Many of today’s loyalty programs heavily favor younger consumers, leaning on features like gamification and experiential rewards to drive appeal.
But the U.S. population is aging rapidly, with older adults representing a growing share of spending. People age 65 and older will comprise nearly one-quarter of the total U.S. population by 2060, according to the U.S. Census Bureau.
Brands should ensure their loyalty programs appeal to older consumers, as they’re often their most valuable customers, experts say.
EY’s forthcoming 2026 Loyalty Market Study, which has tracked demographic cohorts for several years, found that just 7% of consumers aged 55 and older belong to more than 10 loyalty programs, compared with 15% for the general population, according to an EY spokesperson.
This older cohort of “selective savers” choose a small number of trusted brands, with more than half joining programs only after already knowing and trusting the brand, according to EY Americas Loyalty Leader Patricia Camden.
“For this cohort, loyalty programs are about ‘How do I strengthen an existing relationship?’” Camden said.
Focus on value
That trust-first orientation shapes what older consumers want from rewards. They prefer points that translate directly into savings or cash value and get frustrated when points expire, viewing it as a breach of trust.
They’re also the most skeptical of AI and personalization.
Other age groups, however, are also increasingly focused on value amid high prices and economic headwinds. EY’s latest survey data shows that across all age groups, consumers are joining fewer programs, engaging less and gravitating toward straightforward value over experiential rewards and other bells and whistles, Camden said.
While many assume younger consumers have higher customer lifetime value and lower acquisition costs, that’s not necessarily the case, experts say.
Older consumers tend to have more stable purchasing power and are the most loyal once trust is established, both of which reduce churn and contribute to greater lifetime value, even if the theoretical lifespan is shorter. Their spending influence also extends beyond their own purchases, across households and generations.
The aging population, however, is not monolithic, said Maureen Burns, partner at consultancy Bain & Company. There are at least two segments: wealthy, healthy consumers with ample disposable income and free time, and those facing health or financial challenges.
“Some of these older customers have such levels of disposable income that the lifetime value could be significantly higher than large segments of younger customers,” Burns said.
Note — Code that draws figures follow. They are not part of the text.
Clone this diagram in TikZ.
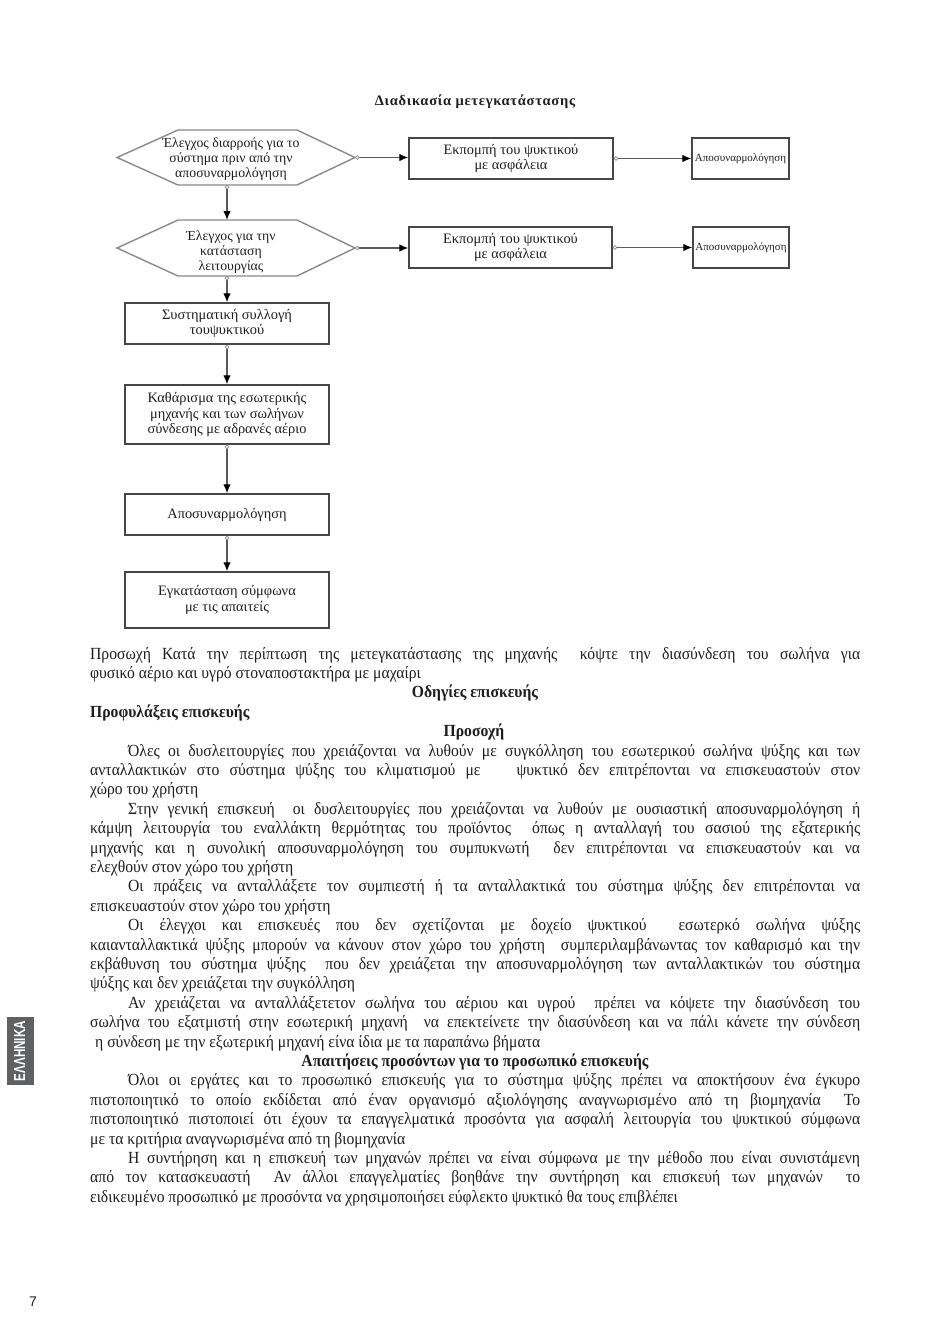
\documentclass[tikz,border=0pt]{standalone}
\usepackage{fontspec}
\setmainfont{Liberation Serif}
\newfontfamily\bodyfont[FakeStretch=0.92]{Liberation Serif}
\newfontfamily\titlefont[LetterSpace=5]{Liberation Serif}
\newfontfamily\tabfont{Liberation Sans}
\usetikzlibrary{arrows.meta,calc}
\definecolor{boxline}{HTML}{474747}
\definecolor{hexline}{HTML}{8A8A8A}
\definecolor{connline}{HTML}{5A5A5A}
\definecolor{tabgray}{HTML}{5F6062}
\definecolor{ink}{HTML}{1E1E1E}
\newcommand\jfull[1]{\makebox[770pt][s]{#1}}
\newcommand\jind[1]{\makebox[732pt][s]{#1}}
\begin{document}
\begin{tikzpicture}[x=1pt,y=-1pt,
  flowbox/.style={draw=boxline, line width=1.4pt, fill=white, inner sep=0pt, align=center,
    text=ink, font=\fontsize{14.4}{15.2}\selectfont},
  smallbox/.style={flowbox, font=\fontsize{11}{12}\selectfont},
  hexshape/.style={draw=hexline, line width=1.4pt, fill=white},
  hextext/.style={inner sep=0pt, align=center, text=ink, font=\fontsize{13.8}{15.2}\selectfont},
  conn/.style={draw=connline, line width=1.3pt,
    {Circle[open,length=4.5pt,width=4.5pt,line width=0.7pt,fill=white,color=hexline]}-{Latex[length=9pt,width=7.5pt,color=black]}},
  txt/.style={anchor=base west, inner sep=0pt, text=ink, font=\bodyfont\fontsize{17}{19.4}\selectfont},
  head/.style={anchor=base, inner sep=0pt, text=ink, font=\bodyfont\bfseries\fontsize{17}{19.4}\selectfont},
  headl/.style={txt, font=\bodyfont\bfseries\fontsize{17}{19.4}\selectfont}
]
\useasboundingbox[fill=white] (0,0) rectangle (950,1344);

% title
\node[anchor=base, inner sep=0pt, text=ink, font=\titlefont\bfseries\fontsize{14.5}{16}\selectfont] (title) at (475,105) {Διαδικασία μετεγκατάστασης};

% hexagon 1
\draw[hexshape] (178,130) -- (297,130) -- (355,157.5) -- (297,185) -- (178,185) -- (117,157.5) -- cycle;
\coordinate (h1r) at (355,157.5);
\coordinate (h1b) at (227,185);
\node[hextext] (h1) at (231,159) {Έλεγχος διαρροής για το\\σύστημα πριν από την\\αποσυναρμολόγηση};

% hexagon 2
\draw[hexshape] (178,220) -- (297,220) -- (355,248) -- (297,276) -- (178,276) -- (117,248) -- cycle;
\coordinate (h2t) at (227,220);
\coordinate (h2r) at (355,248);
\coordinate (h2b) at (227,276);
\node[hextext] (h2) at (231,252) {Έλεγχος για την\\κατάσταση\\λειτουργίας};

% right column boxes
\node[flowbox, minimum width=204pt, minimum height=41pt] (b1) at (511,158.5) {Εκπομπή του ψυκτικού\\με ασφάλεια};
\node[smallbox, minimum width=97pt, minimum height=41pt] (a1) at (740.5,158.5) {Αποσυναρμολόγηση};
\node[flowbox, minimum width=203pt, minimum height=41pt] (b2) at (510.5,247.5) {Εκπομπή του ψυκτικού\\με ασφάλεια};
\node[smallbox, minimum width=96pt, minimum height=41pt] (a2) at (741,247.5) {Αποσυναρμολόγηση};

% left column boxes
\node[flowbox, minimum width=204pt, minimum height=41pt] (c3) at (227,323.5) {Συστηματική συλλογή\\τουψυκτικού};
\node[flowbox, minimum width=204pt, minimum height=59pt] (c4) at (227,414.5) {Καθάρισμα της εσωτερικής\\μηχανής και των σωλήνων\\σύνδεσης με αδρανές αέριο};
\node[flowbox, minimum width=204pt, minimum height=41pt] (c5) at (227,514.5) {Αποσυναρμολόγηση};
\node[flowbox, minimum width=204pt, minimum height=56pt] (c6) at (227,600) {Εγκατάσταση σύμφωνα\\με τις απαιτείς};

% connectors
\draw[conn] (h1r) -- (h1r -| b1.west);
\draw[conn] (b1.east) -- (b1.east -| a1.west);
\draw[conn] (h2r) -- (h2r -| b2.west);
\draw[conn] (b2.east) -- (b2.east -| a2.west);
\draw[conn] (h1b) -- (h2t);
\draw[conn] (h2b) -- (c3.north);
\draw[conn] (c3.south) -- (c4.north);
\draw[conn] (c4.south) -- (c5.north);
\draw[conn] (c5.south) -- (c6.north);

% body text
\node[txt] (l1) at (90,659.0) {\jfull{Προσωχή Κατά την περίπτωση της μετεγκατάστασης της μηχανής \ κόψτε την διασύνδεση του σωλήνα για}};
\node[txt] (l2) at (90,678.4) {φυσικό αέριο και υγρό στοναποστακτήρα με μαχαίρι};
\node[head] (l3) at (475,697.8) {Οδηγίες επισκευής};
\node[headl] (l4) at (90,717.2) {Προφυλάξεις επισκευής};
\node[head] (l5) at (474,736.6) {Προσοχή};
\node[txt] (l6) at (128,756.0) {\jind{Όλες οι δυσλειτουργίες που χρειάζονται να λυθούν με συγκόλληση του εσωτερικού σωλήνα ψύξης και των}};
\node[txt] (l7) at (90,775.4) {\jfull{ανταλλακτικών στο σύστημα ψύξης του κλιματισμού με\hspace*{26pt} ψυκτικό δεν επιτρέπονται να επισκευαστούν στον}};
\node[txt] (l8) at (90,794.8) {χώρο του χρήστη};
\node[txt] (l9) at (128,814.2) {\jind{Στην γενική επισκευή \ οι δυσλειτουργίες που χρειάζονται να λυθούν με ουσιαστική αποσυναρμολόγηση ή}};
\node[txt] (l10) at (90,833.6) {\jfull{κάμψη λειτουργία του εναλλάκτη θερμότητας του προϊόντος \ όπως η ανταλλαγή του σασιού της εξατερικής}};
\node[txt] (l11) at (90,853.0) {\jfull{μηχανής και η συνολική αποσυναρμολόγηση του συμπυκνωτή \ δεν επιτρέπονται να επισκευαστούν και να}};
\node[txt] (l12) at (90,872.4) {ελεχθούν στον χώρο του χρήστη};
\node[txt] (l13) at (128,891.8) {\jind{Οι πράξεις να ανταλλάξετε τον συμπιεστή ή τα ανταλλακτικά του σύστημα ψύξης δεν επιτρέπονται να}};
\node[txt] (l14) at (90,911.2) {επισκευαστούν στον χώρο του χρήστη};
\node[txt] (l15) at (128,930.6) {\jind{Οι έλεγχοι και επισκευές που δεν σχετίζονται με δοχείο ψυκτικού \ εσωτερκό σωλήνα ψύξης}};
\node[txt] (l16) at (90,950.0) {\jfull{καιανταλλακτικά ψύξης μπορούν να κάνουν στον χώρο του χρήστη \ συμπεριλαμβάνωντας τον καθαρισμό και την}};
\node[txt] (l17) at (90,969.4) {\jfull{εκβάθυνση του σύστημα ψύξης \ που δεν χρειάζεται την αποσυναρμολόγηση των ανταλλακτικών του σύστημα}};
\node[txt] (l18) at (90,988.8) {ψύξης και δεν χρειάζεται την συγκόλληση};
\node[txt] (l19) at (128,1008.2) {\jind{Αν χρειάζεται να ανταλλάξετετον σωλήνα του αέριου και υγρού \ πρέπει να κόψετε την διασύνδεση του}};
\node[txt] (l20) at (90,1027.6) {\jfull{σωλήνα του εξατμιστή στην εσωτερική μηχανή \ να επεκτείνετε την διασύνδεση και να πάλι κάνετε την σύνδεση}};
\node[txt] (l21) at (95,1047.0) {η σύνδεση με την εξωτερική μηχανή είνα ίδια με τα παραπάνω βήματα};
\node[head] (l22) at (475,1066.4) {Απαιτήσεις προσόντων για το προσωπικό επισκευής};
\node[txt] (l23) at (128,1085.8) {\jind{Όλοι οι εργάτες και το προσωπικό επισκευής για το σύστημα ψύξης πρέπει να αποκτήσουν ένα έγκυρο}};
\node[txt] (l24) at (90,1105.2) {\jfull{πιστοποιητικό το οποίο εκδίδεται από έναν οργανισμό αξιολόγησης αναγνωρισμένο από τη βιομηχανία \ Το}};
\node[txt] (l25) at (90,1124.6) {\jfull{πιστοποιητικό πιστοποιεί ότι έχουν τα επαγγελματικά προσόντα για ασφαλή λειτουργία του ψυκτικού σύμφωνα}};
\node[txt] (l26) at (90,1144.0) {με τα κριτήρια αναγνωρισμένα από τη βιομηχανία};
\node[txt] (l27) at (128,1163.4) {\jind{Η συντήρηση και η επισκευή των μηχανών πρέπει να είναι σύμφωνα με την μέθοδο που είναι συνιστάμενη}};
\node[txt] (l28) at (90,1182.8) {\jfull{από τον κατασκευαστή \ Αν άλλοι επαγγελματίες βοηθάνε την συντήρηση και επισκευή των μηχανών \ το}};
\node[txt] (l29) at (90,1202.2) {ειδικευμένο προσωπικό με προσόντα να χρησιμοποιήσει εύφλεκτο ψυκτικό θα τους επιβλέπει};

% side tab
\fill[tabgray] (7,1017) rectangle (34,1085);
\node[rotate=90, inner sep=0pt, text=white] (tab) at (19.5,1051) {\resizebox{60pt}{11pt}{\tabfont\bfseries ΕΛΛΗΝΙΚΑ}};

% page number
\node[inner sep=0pt, anchor=base, text=ink, font=\tabfont\fontsize{14}{16}\selectfont] (pnum) at (33,1306) {7};
\end{tikzpicture}
\end{document}
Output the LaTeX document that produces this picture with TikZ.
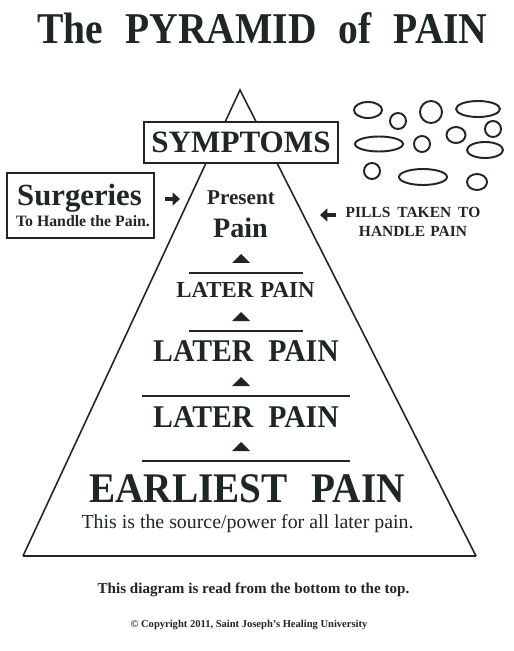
\documentclass[tikz,border=0pt]{standalone}
\usepackage{fontspec}
\setmainfont{Liberation Serif}
\usepackage{tikz}
\usetikzlibrary{arrows.meta}
\definecolor{ink}{HTML}{1E2724}
\newcommand{\pxu}{0.02cm}
\newcommand{\fsz}[1]{\fontsize{#1}{#1}\selectfont}
\newcommand{\pyrtopx}{240}
\newcommand{\pyrtopy}{90}
\newcommand{\pyrlx}{23}
\newcommand{\pyrrx}{476}
\newcommand{\pyrbasey}{556}
\newcommand{\midx}{246}
\tikzset{
  pyredge/.style={draw=ink, line width=0.9pt, line join=miter},
  pyrbase/.style={draw=ink, line width=1.4pt},
  boxed/.style={draw=ink, line width=1.1pt, fill=white, inner sep=0pt, anchor=center},
  pill/.style={draw=ink, line width=1.1pt},
  divline/.style={draw=ink, line width=0.8pt},
  fatarrow/.style={draw=ink, line width=2.6pt, -{Triangle[length=4.2pt,width=7.4pt]}}
}
\begin{document}
\begin{tikzpicture}[x=\pxu, y=-\pxu, anchor=base, font=\bfseries, text=ink]
    \useasboundingbox (0,0) rectangle (513,651);
    \fill[white] (0,0) rectangle (513,651);

    \node (title) at (262.5,44) {\fsz{25}\scalebox{0.9}[1]{The\hspace{14pt}PYRAMID\hspace{14pt}of\hspace{14pt}PAIN}};

    % pyramid behind the symptoms box
    \draw[pyredge] (\pyrlx,\pyrbasey) -- (\pyrtopx,\pyrtopy) -- (\pyrrx,\pyrbasey);
    \draw[pyrbase] (\pyrlx,\pyrbasey) -- (\pyrrx,\pyrbasey);

    \node (symptoms) at (241,142.5) [boxed, minimum width=194*\pxu,
      minimum height=41*\pxu] {\fsz{17.7}SYMPTOMS};

    \node (surg) at (80.5,205.5) [boxed, minimum width=147*\pxu,
      minimum height=65*\pxu] {};
    \node (surgtxt) at (79.5,206) {\fsz{17.5}Surgeries};
    \node (surgsub) at (83,227) {\fsz{9}To Handle the Pain.};

    \node (present) at (241,205) {\fsz{12}Present};
    \node (presentpain) at (240.5,238) {\fsz{16}Pain};

    \node (pills) at (413,218) {\fsz{8.8}PILLS\hspace{4pt}TAKEN\hspace{4pt}TO};
    \node (pillsb) at (413,237) {\fsz{8.8}HANDLE\hspace{3pt}PAIN};

    \coordinate (surgarrs) at (165,199);
    \coordinate (surgarre) at (180,199);
    \draw[fatarrow] (surgarrs) -- (surgarre);
    \coordinate (pillarrs) at (336,215);
    \coordinate (pillarre) at (320,215);
    \draw[fatarrow] (pillarrs) -- (pillarre);

    % pills
    \foreach \ox/\oy/\orx/\ory in {368/110/14/8, 398/121/8/8, 431/112/11/11,
      478/109/22/8, 493/129/8/8, 456/135/9.5/8, 379/144/24/7.5, 422/144/8/8,
      485/150/18/8, 372/171/8/8, 423/177/24/8, 477/182/10/8}
      \draw[pill] (\ox,\oy) ellipse [x radius=\orx, y radius=\ory];

    % up markers and divider lines
    \foreach \ly/\lw in {273/57, 331/57, 396/104, 461/104} {
      \fill[ink] (241,\ly-19) -- (250,\ly-10) -- (232,\ly-10) -- cycle;
      \draw[divline] (\midx-\lw,\ly) -- (\midx+\lw,\ly);
    }

    \node (laterc) at (245.5,297) {\fsz{13}LATER\hspace{4pt}PAIN};
    \node (laterb) at (246,361) {\fsz{18}\scalebox{0.94}[1]{LATER\hspace{9pt}PAIN}};
    \node (latera) at (246,427) {\fsz{18}\scalebox{0.94}[1]{LATER\hspace{9pt}PAIN}};
    \node (earliest) at (247,502) {\fsz{24}\scalebox{0.93}[1]{EARLIEST\hspace{14.6pt}PAIN}};
    \node (source) at (247.5,528) {\mdseries\fsz{11.3}This is the source/power for all later pain.};

    \node (readnote) at (253.5,593) {\fsz{8.6}This diagram is read from the bottom to the top.};
    \node (copyright) at (249,627) {\fsz{6}© Copyright 2011, Saint Joseph’s Healing University};
  \end{tikzpicture}
\end{document}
She added that acquisition costs may not be as steep as brands expect because older consumers tend to respond to channels like email and direct mail with higher click-through and open rates.
Age is more than a number
But reaching older consumers requires looking beyond age as a segmentation tool. CX leaders are shifting from broad demographic categories like age and geography toward psychographics, which include values, motivations and shopping preferences, said Halle Stern, director analyst at Gartner.
“As a marketer, being the same age doesn’t tell me much about how I should shift my loyalty program,” Stern said.
Channel strategy matters, too. Rather than blanket investment across all channels, brands should prioritize channels their core customers actually use. They should also be careful not to push every customer to use an app.
“For many brands, you don’t earn the right to have that kind of engagement,” Burns said.
According to experts, there are four key pitfalls that brands should avoid as they adapt their loyalty programs for aging consumers:
- Undervaluing older customers, while overvaluing younger consumers.
- Designing programs around internal assumptions rather than actual customer data.
- Over-engineering programs with complex point structures and redemption processes that require significant effort from customers.
- Over-indexing on novelty like gamification and sweepstakes that may work for some audiences, but don’t deliver the practical value older consumers want.
Brands also need to rethink what aging means going forward, as today’s older adults are more digitally savvy, healthier and active consumers well into retirement, making it prudent for brands to factor demographic shifts into how they target customers and structure loyalty programs.
“This aging of the U.S. population, it’s not just a moment in time,” Camden said. “This is a massive structural shift in our population. It’s going to influence how customers think about brands and how they build relationships for decades.”